J.G. BALLARD — It’s almost like you’ve been in an atrocity exhibition. British Airways represents itself as another perfectable, meaningful world. You find yourself enshrined in this Homeric journey, having to test yourself against vast scientific and technological systems that began to unwind the moment you were born, and here you are trying to unwind them even more.
RICHARD PRINCE — Overdeter-mination. I should feel strange. Pissed off, or something. But I don’t. You know, if I think about my situation, it’s just another conventionalized reality. What’s happening to me is probably normal. Or going to be. A look at things to come perhaps. The people who have been flying me around haven’t exactly acted surprised. I guess this is why I didn’t get it… but am beginning to get it now. I’m beginning to get the sense that it’s the sensation of normality that might be the most extreme conclusion to the hypothesis.
J.G. BALLARD — Normality as the next special effect?
RICHARD PRINCE — Something like that.
J.G. BALLARD — How do you approximate the idea of sacrifice on British Airways? What do you do? What would your father do? Kill the stewardess?
RICHARD PRINCE — My father? He’d cut off her nipples and feed the steward his penis.
J.G. BALLARD — What would you do?
RICHARD PRINCErichard prince — I don’t know. British Airways is far too powerful to commit a genuinely evil or morally repugnant act. I simply lack the ability to impose myself to that extent on such an environment. I don’t think my being a monster would have any direct consequences on British Airways.
J.G. BALLARD — Do you think your father stole your photograph? Did he set up some kind of initiation rite for you? Father to son. A coming of age… a sort of test, pass or fail… a ritual?

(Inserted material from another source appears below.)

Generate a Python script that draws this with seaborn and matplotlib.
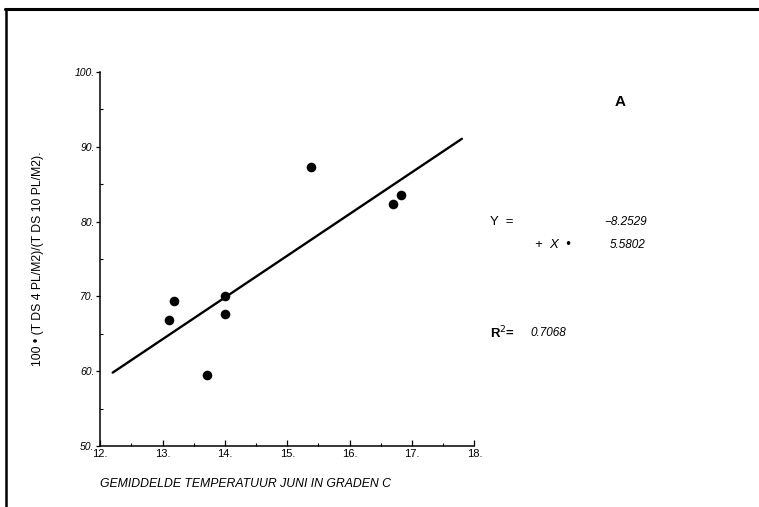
import numpy as np
import pandas as pd
import matplotlib
matplotlib.use("Agg")
import matplotlib.pyplot as plt
from matplotlib.lines import Line2D
from matplotlib.ticker import MultipleLocator
import seaborn as sns

# data
temp_june = [13.10, 13.18, 13.71, 14.00, 14.00, 15.38, 16.70, 16.82]
ratio_pct = [66.8, 69.4, 59.5, 70.0, 67.6, 87.3, 82.3, 83.5]

# fitted line as printed on the chart
intercept = -8.2529
slope = 5.5802
r_squared = 0.7068
line_x = [12.2, 17.8]

x_ticks = [12, 13, 14, 15, 16, 17, 18]
y_ticks = [50, 60, 70, 80, 90, 100]

df = pd.DataFrame({"temp": temp_june, "ratio": ratio_pct})
fit = pd.DataFrame({"temp": line_x, "ratio": [intercept + slope * v for v in line_x]})

sns.set_style("ticks", {"text.color": "black", "axes.labelcolor": "black",
                        "xtick.color": "black", "ytick.color": "black",
                        "axes.edgecolor": "black"})
plt.rcParams["font.family"] = ["Liberation Sans", "DejaVu Sans"]

fig = plt.figure(figsize=(7.59, 5.07), dpi=100)
ax = fig.add_axes([0.132, 0.12, 0.493, 0.738])

sns.lineplot(data=fit, x="temp", y="ratio", color="black", linewidth=1.7, ax=ax)
sns.scatterplot(data=df, x="temp", y="ratio", color="black", s=48,
                edgecolor="black", linewidth=0, zorder=3, ax=ax)

ax.set_xlim(12, 18)
ax.set_ylim(50, 100)
ax.set_xticks(x_ticks)
ax.set_yticks(y_ticks)
ax.set_xticklabels([f"{t}." for t in x_ticks], fontsize=8)
ax.set_yticklabels([f"{t}." for t in y_ticks], fontsize=7.5, fontstyle="italic")
ax.xaxis.set_minor_locator(MultipleLocator(0.5))
ax.yaxis.set_minor_locator(MultipleLocator(5))
ax.tick_params(axis="x", which="major", direction="in", length=4, width=0.9, pad=2)
ax.tick_params(axis="x", which="minor", direction="in", length=2, width=0.8)
ax.tick_params(axis="y", which="major", direction="out", length=3, width=0.9, pad=1)
ax.tick_params(axis="y", which="minor", direction="in", length=2, width=0.8)
sns.despine(ax=ax)
for side in ["left", "bottom"]:
    ax.spines[side].set_linewidth(1.1)

ax.set_xlabel("GEMIDDELDE TEMPERATUUR JUNI IN GRADEN C", fontsize=8.8,
              fontstyle="italic", labelpad=14, loc="left")
ax.set_ylabel("100 \u2022 (T DS 4 PL/M2)/(T DS 10 PL/M2).", fontsize=8.8, labelpad=22)

# annotations to the right of the plot
fig.text(620 / 759, 1 - 102 / 507, "A", fontsize=11, fontweight="bold",
         ha="center", va="center")
fig.text(490 / 759, 1 - 222 / 507, "Y  =", fontsize=9.5, va="center")
fig.text(647 / 759, 1 - 222 / 507, "\u22128.2529", fontsize=8.5, fontstyle="italic",
         ha="right", va="center")
fig.text(535 / 759, 1 - 245 / 507, "+  X  \u2022", fontsize=9.5, fontstyle="italic",
         va="center")
fig.text(645 / 759, 1 - 245 / 507, "5.5802", fontsize=8.5, fontstyle="italic",
         ha="right", va="center")
fig.text(490 / 759, 1 - 333 / 507, "R$^{2}$=", fontsize=9.5, fontweight="bold",
         va="center")
fig.text(530 / 759, 1 - 333 / 507, f"{r_squared:.4f}", fontsize=8.5, fontstyle="italic",
         va="center")

# page frame from the scan
fig.add_artist(Line2D([5 / 759, 1.0], [1 - 9 / 507, 1 - 9 / 507],
                      transform=fig.transFigure, color="black", linewidth=2.2))
fig.add_artist(Line2D([6 / 759, 6 / 759], [0.0, 1 - 9 / 507],
                      transform=fig.transFigure, color="black", linewidth=1.8))

fig.savefig("out.png", dpi=100, facecolor="white")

RICHARD PRINCE — My father is a psychopath. Everybody knows, or maybe they don’t, that psychopaths never go out of fashion. That’s what I know. And I’m beginning to think that maybe my last three weeks was my birthday present. Love, Dad. You know, my birthday present from Dad? And if that’s true, I guess I’ll just have to thank him in some totally convincing style.
Extra-ordinary, Punch September 1967, reprinted in ZG, No. 13 Spring, 1985. This version was transcribed by Richard Prince from J.G. Ballard’s notes which were taken from a conversation between J.G. Ballard and Richard Prince in August 1967.